As I understand, GCM will also be broken by quantum computing
The idea that GCM would be broken is, at best, questionable; it is broken only in the scenario where you allow the attacker to make entangled queries, and is returned entangled answers. That is, for this to be an applicable attack, the implementation under attack must also be a Quantum implementation; that is, it must receive the entangled state from the adversary, it must maintain it throughout the encryption/decryption process, and then return the entangled result back to the adversary.
This is in contrast to RSA/DH/ECC - there, you can take the public key, load it into your Quantum Computer, run Shor's, and directly obtain the private key - the only cooperation you need from the device under attack is the public key (which we generally assume is public).

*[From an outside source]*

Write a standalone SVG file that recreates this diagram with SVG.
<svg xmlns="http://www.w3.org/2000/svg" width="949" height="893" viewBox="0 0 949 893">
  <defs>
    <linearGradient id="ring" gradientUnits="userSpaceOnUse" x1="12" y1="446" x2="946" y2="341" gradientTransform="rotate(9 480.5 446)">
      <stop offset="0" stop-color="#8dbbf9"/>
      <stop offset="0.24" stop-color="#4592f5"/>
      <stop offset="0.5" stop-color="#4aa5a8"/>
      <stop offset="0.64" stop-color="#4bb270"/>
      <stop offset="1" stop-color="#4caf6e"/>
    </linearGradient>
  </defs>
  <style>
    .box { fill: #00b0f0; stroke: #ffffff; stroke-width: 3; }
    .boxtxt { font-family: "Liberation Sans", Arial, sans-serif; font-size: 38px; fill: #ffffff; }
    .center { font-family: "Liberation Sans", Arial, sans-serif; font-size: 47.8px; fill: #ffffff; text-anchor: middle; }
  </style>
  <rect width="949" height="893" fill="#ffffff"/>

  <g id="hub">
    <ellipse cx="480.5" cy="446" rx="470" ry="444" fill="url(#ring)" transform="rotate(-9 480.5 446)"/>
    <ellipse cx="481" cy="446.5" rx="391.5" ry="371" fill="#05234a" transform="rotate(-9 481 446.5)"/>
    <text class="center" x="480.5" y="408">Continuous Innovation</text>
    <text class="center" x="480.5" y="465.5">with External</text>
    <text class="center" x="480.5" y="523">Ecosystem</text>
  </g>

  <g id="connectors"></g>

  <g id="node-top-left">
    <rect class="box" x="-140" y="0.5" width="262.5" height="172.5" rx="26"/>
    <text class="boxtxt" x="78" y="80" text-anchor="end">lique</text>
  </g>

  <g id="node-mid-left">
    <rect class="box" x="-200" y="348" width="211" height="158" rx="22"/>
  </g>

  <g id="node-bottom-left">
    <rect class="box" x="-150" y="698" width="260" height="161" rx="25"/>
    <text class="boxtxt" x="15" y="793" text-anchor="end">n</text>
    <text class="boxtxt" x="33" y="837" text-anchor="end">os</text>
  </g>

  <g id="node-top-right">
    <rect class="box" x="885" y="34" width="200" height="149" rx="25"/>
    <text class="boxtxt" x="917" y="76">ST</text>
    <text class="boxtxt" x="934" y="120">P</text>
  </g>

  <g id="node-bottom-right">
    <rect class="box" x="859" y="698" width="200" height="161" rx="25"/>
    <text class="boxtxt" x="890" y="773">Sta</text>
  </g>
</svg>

In a white-box scenario, this attack against GCM is plausible (because the adversary would be able to install the entire implementation-under-attack within his Quantum Computer and make entangled queries at will). Outside of that, this would seem (to me) to assume an extraordinary amount of cooperation from the device under attack. In some ways, this could be considered a side channel attack; only much easier to defend against than most side channel attacks (just don't implement GCM in a way that preserves Quantum entanglement - given that we currently don't know how to preserve entanglement over that many operations even if we wanted to, this sounds quite easy).
No one thinks GCM is broken because DPA probing can, given a sufficient number of queries, generally recover the key - it's not clear to me why this easier-to-defend against attack is more of a concern.